Return to Colloquia & Seminar listing
Term-Document Matrix Analysis using Generalized Haar-Walsh Wavelet Packet Dictionaries
PDE and Applied Math SeminarSpeaker: | Naoki Saito, UC Davis |
Location: | 1447 MSB |
Start time: | Fri, May 27 2016, 4:10PM |
Many modern data analysis tasks often require one to efficiently handle and analyze large matrix-form datasets such as term-document matrices. Since such matrices are often shuffled and scrambled, they do not have spatial coherency and smoothness that usual images and photographs possess, and consequently, the conventional wavelets and their relatives cannot be used in practice.

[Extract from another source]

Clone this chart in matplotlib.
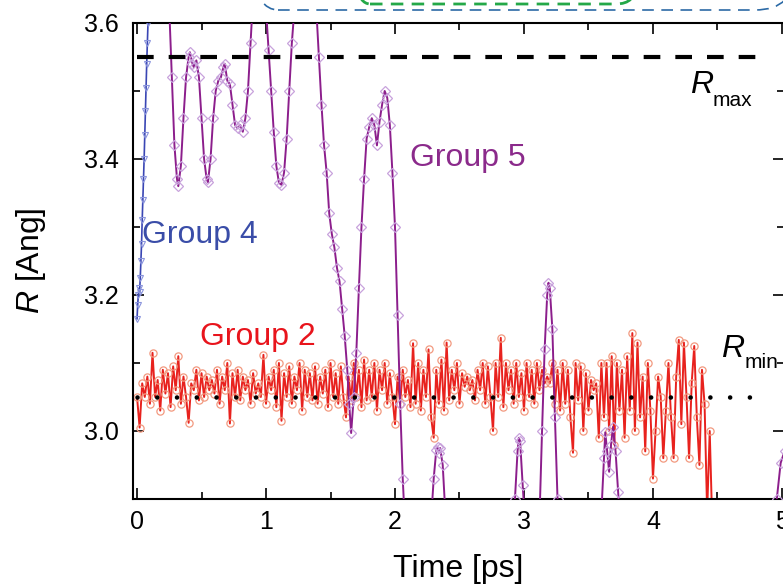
import numpy as np
import matplotlib
matplotlib.use('Agg')
import matplotlib.pyplot as plt
from matplotlib.patches import FancyBboxPatch
from matplotlib.transforms import IdentityTransform
from matplotlib.ticker import MultipleLocator

plt.rcParams['font.family'] = ['Liberation Sans', 'DejaVu Sans']
plt.rcParams['mathtext.fontset'] = 'custom'
plt.rcParams['mathtext.rm'] = 'Liberation Sans'
plt.rcParams['mathtext.it'] = 'Liberation Sans:italic'

# ---------------- data ----------------
# Group 2 (red), sampled every 0.02 ps from t = 0
red_step = 0.02
red_values = [
    3.05, 3.005, 3.07, 3.05, 3.08, 3.04, 3.115, 3.05, 3.075, 3.03, 3.09, 3.055, 3.085,
    3.035, 3.095, 3.06, 3.11, 3.04, 3.08, 3.05, 3.012, 3.07, 3.06, 3.09, 3.045,
    3.085, 3.05, 3.08, 3.06, 3.075, 3.055, 3.09, 3.04, 3.08, 3.06, 3.10, 3.011, 3.085,
    3.05, 3.09, 3.045, 3.08, 3.06, 3.075, 3.04, 3.085, 3.055, 3.07, 3.05, 3.112,
    3.04, 3.08, 3.06, 3.09, 3.035, 3.10, 3.015, 3.085, 3.05, 3.095, 3.04, 3.08, 3.06,
    3.10, 3.03, 3.09, 3.05, 3.085, 3.045, 3.095, 3.04, 3.08, 3.055, 3.09, 3.035,
    3.10, 3.05, 3.085, 3.04, 3.095, 3.05, 3.02, 3.08, 3.045, 3.10, 3.05, 3.09, 3.035,
    3.105, 3.045, 3.09, 3.05, 3.10, 3.03, 3.09, 3.06, 3.10, 3.04, 3.085, 3.05,
    3.01, 3.08, 3.04, 3.09, 3.05, 3.075, 3.035, 3.129, 3.04, 3.10, 3.03, 3.09, 3.05,
    3.12, 3.02, 2.99, 3.09, 3.04, 3.105, 3.03, 3.13, 3.045, 3.09, 3.06, 3.10,
    3.04, 3.085, 3.065, 3.08, 3.06, 3.075, 3.045, 3.09, 3.06, 3.10, 3.04, 3.095, 3.05,
    3.00, 3.10, 3.05, 3.137, 3.035, 3.10, 3.06, 3.09, 3.04, 3.10, 3.05, 3.085,
    3.03, 3.10, 3.05, 3.09, 3.04, 3.10, 3.06, 3.09, 3.07, 3.08, 3.07, 3.10, 3.04,
    3.09, 3.03, 3.10, 3.04, 3.09, 3.02, 2.968, 3.10, 3.045, 3.095, 3.00, 3.085,
    3.03, 3.075, 3.06, 3.07, 2.99, 3.10, 3.02, 3.10, 3.00, 3.11, 2.98, 3.10, 3.03,
    3.09, 2.99, 3.11, 3.03, 3.144, 3.00, 3.13, 3.02, 3.08, 2.97, 3.10, 3.03,
    2.93, 3.00, 3.08, 3.05, 2.96, 3.03, 3.10, 3.02, 2.96, 3.08, 3.134, 3.01, 3.13,
    3.05, 2.96, 3.07, 3.125, 3.02, 2.95, 3.09, 3.04, 2.88, 3.00, 2.86, 2.80,
]
red_t = np.arange(len(red_values)) * red_step

# Group 5 (purple)
purple_t = [
    0.22, 0.25, 0.27, 0.29, 0.31, 0.32, 0.34, 0.36, 0.38, 0.40, 0.41, 0.43, 0.44, 0.46,
    0.48, 0.50, 0.52, 0.54, 0.55, 0.57, 0.59, 0.61, 0.63, 0.65, 0.67, 0.68, 0.70, 0.72,
    0.74, 0.76, 0.78, 0.80, 0.82, 0.84, 0.86, 0.88, 0.90, 0.93, 0.97, 1.00, 1.02, 1.04,
    1.06, 1.08, 1.10, 1.12, 1.14, 1.16, 1.18, 1.20, 1.22, 1.25, 1.35, 1.39, 1.41, 1.43,
    1.45, 1.47, 1.49, 1.51, 1.53, 1.55, 1.57, 1.59, 1.61, 1.63, 1.645, 1.66, 1.68, 1.70,
    1.72, 1.74, 1.76, 1.78, 1.80, 1.82, 1.84, 1.86, 1.88, 1.90, 1.92, 1.94, 1.96, 1.98,
    2.00, 2.02, 2.04, 2.06, 2.08, 2.20, 2.28, 2.30, 2.32, 2.33, 2.34, 2.35, 2.37, 2.39,
    2.45, 2.90, 2.93, 2.95, 2.96, 2.97, 2.99, 3.01, 3.10, 3.12, 3.14, 3.16, 3.18, 3.19,
    3.20, 3.22, 3.24, 3.26, 3.28, 3.55, 3.60, 3.62, 3.63, 3.645, 3.66, 3.675, 3.69, 3.71,
    3.73, 3.75, 4.90, 4.96, 4.99, 5.02,
]
purple_values = [
    3.70, 3.62, 3.52, 3.42, 3.37, 3.36, 3.39, 3.46, 3.52, 3.55, 3.557, 3.54, 3.535, 3.545,
    3.52, 3.46, 3.40, 3.37, 3.366, 3.40, 3.46, 3.50, 3.515, 3.52, 3.535, 3.54, 3.515, 3.51,
    3.48, 3.45, 3.445, 3.45, 3.44, 3.46, 3.50, 3.57, 3.64, 3.75, 3.75, 3.62, 3.56, 3.50,
    3.44, 3.39, 3.365, 3.362, 3.38, 3.43, 3.50, 3.57, 3.62, 3.75, 3.75, 3.62, 3.55, 3.48,
    3.42, 3.38, 3.32, 3.29, 3.27, 3.24, 3.22, 3.18, 3.14, 3.09, 3.04, 2.997, 3.05, 3.115,
    3.21, 3.30, 3.37, 3.43, 3.447, 3.46, 3.45, 3.42, 3.455, 3.48, 3.50, 3.49, 3.45, 3.38,
    3.30, 3.17, 3.04, 2.93, 2.85, 2.80, 2.87, 2.93, 2.972, 2.976, 2.968, 2.975, 2.95, 2.88,
    2.80, 2.80, 2.90, 2.97, 2.99, 2.985, 2.92, 2.86, 2.80, 2.87, 3.00, 3.12, 3.20, 3.218,
    3.21, 3.15, 3.02, 2.90, 2.82, 2.80, 2.88, 2.96, 2.998, 2.97, 2.94, 2.98, 3.006, 2.97,
    2.91, 2.85, 2.80, 2.90, 2.953, 2.97,
]

# Group 4 (blue)
blue_t = [0.000, 0.005, 0.010, 0.015, 0.020, 0.025, 0.030, 0.035, 0.040, 0.045,
          0.050, 0.055, 0.060, 0.065, 0.070, 0.075, 0.080, 0.085, 0.090]
blue_values = [3.165, 3.185, 3.20, 3.21, 3.205, 3.225, 3.25, 3.275, 3.31, 3.34,
               3.37, 3.40, 3.435, 3.47, 3.505, 3.54, 3.57, 3.60, 3.635]

r_max = 3.55
r_min = 3.05
ref_t = [0.0, 4.88]

x_ticks = [0, 1, 2, 3, 4, 5]
y_ticks = [3.0, 3.2, 3.4, 3.6]
y_tick_labels = ['3.0', '3.2', '3.4', '3.6']

# ---------------- figure ----------------
fig = plt.figure(figsize=(7.83, 5.86), dpi=100)
ax = fig.add_axes([0.1699, 0.1485, 0.8314, 0.8123])

red_c = '#E8221E'
purple_c = '#8C1E8C'
blue_c = '#3A46B4'

ax.plot(red_t, red_values, '-', color=red_c, lw=1.4, marker='o', ms=5.2,
        mfc='none', mec='#F29A80', mew=0.9, zorder=2)
ax.plot(purple_t, purple_values, '-', color=purple_c, lw=1.4, marker='D', ms=4.6,
        mfc='none', mec='#C8A2DC', mew=0.9, zorder=3)
ax.plot(blue_t, blue_values, '-', color=blue_c, lw=1.2, marker='v', ms=5,
        mfc='none', mec='#8A94DC', mew=0.8, zorder=4)

ax.plot(ref_t, [r_max, r_max], color='black', lw=3, dashes=(4, 3.6), zorder=5)
ax.plot(ref_t, [r_min, r_min], color='black', lw=3.3, dashes=(0.01, 4.3),
        dash_capstyle='round', zorder=5)

ax.set_xlim(-0.031, 5.016)
ax.set_ylim(2.9, 3.6)
ax.set_xticks(x_ticks)
ax.set_yticks(y_ticks)
ax.set_yticklabels(y_tick_labels)
ax.xaxis.set_minor_locator(MultipleLocator(0.5))
ax.yaxis.set_minor_locator(MultipleLocator(0.1))
ax.tick_params(which='both', direction='in', top=True, right=True, width=1.2)
ax.tick_params(which='major', length=8, labelsize=18)
ax.tick_params(which='minor', length=5)
ax.tick_params(axis='x', pad=8)
ax.tick_params(axis='y', pad=10)
for s in ax.spines.values():
    s.set_linewidth(1.5)

ax.set_xlabel('Time [ps]', fontsize=23, labelpad=14)
ax.set_ylabel(r'$R$ [Ang]', fontsize=23, labelpad=26)

ax.text(2.12, 3.39, 'Group 5', color='#8B2A8B', fontsize=23, ha='left', va='baseline')
ax.text(0.04, 3.276, 'Group 4', color='#3A4DA8', fontsize=23, ha='left', va='baseline')
ax.text(0.49, 3.126, 'Group 2', color='#E8141C', fontsize=23, ha='left', va='baseline')

# R_max / R_min labels: italic R with a lowered subscript
ax.text(4.287, 3.497, 'R', style='italic', color='black', fontsize=23,
        ha='left', va='baseline')
ax.text(4.465, 3.478, 'max', color='black', fontsize=15, ha='left', va='baseline')
ax.text(4.53, 3.109, 'R', style='italic', color='black', fontsize=23,
        ha='left', va='baseline')
ax.text(4.708, 3.093, 'min', color='black', fontsize=15, ha='left', va='baseline')

# dashed outlines peeking in above the axes (pixel coordinates)
H = 586
blue_box = FancyBboxPatch((238, H - 10), 557, 200,
                          boxstyle='round,pad=0,rounding_size=40',
                          transform=IdentityTransform(), fill=False,
                          edgecolor='#2C6AA6', lw=1.2, linestyle=(0, (7, 4.5)),
                          clip_on=False)
green_box = FancyBboxPatch((350, H - 4), 286, 100,
                           boxstyle='round,pad=0,rounding_size=20',
                           transform=IdentityTransform(), fill=False,
                           edgecolor='#24A848', lw=2.0, linestyle=(0, (4.5, 3)),
                           clip_on=False)
fig.add_artist(blue_box)
fig.add_artist(green_box)

fig.savefig('out.png', dpi=100)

Instead we propose to use our multiscale basis dictionaries for graphs, i.e., the Generalized Haar-Walsh Transform (GHWT), which is a true generalization of the conventional Haar-Walsh wavelet packet transform to the graph setting. In particular, we build such dictionaries for columns and rows, extract the column and row best bases from these dictionaries, and construct their tensor product, which turns out to reveal hidden dependency and underlying geometric structure in the given matrix data. We demonstrate the effectiveness of our approach using the Science News database consisting of relative frequencies of occurrences of 1153 words over 1042 documents, which are categorized into eight different subjects: Anthropology; Astronomy; Behavioral Sciences; Earth Sciences; Life Sciences; Math/CS; Medicine; and Physics. Finally, we will also examine the capability of the GHWT dictionary as a whole for classifying the documents into those eight categories by the sparse multiclass logistic regression that can be solved efficiently by the popular lasso method. [Joint work with Jeff Irion and Eugene Shvarts]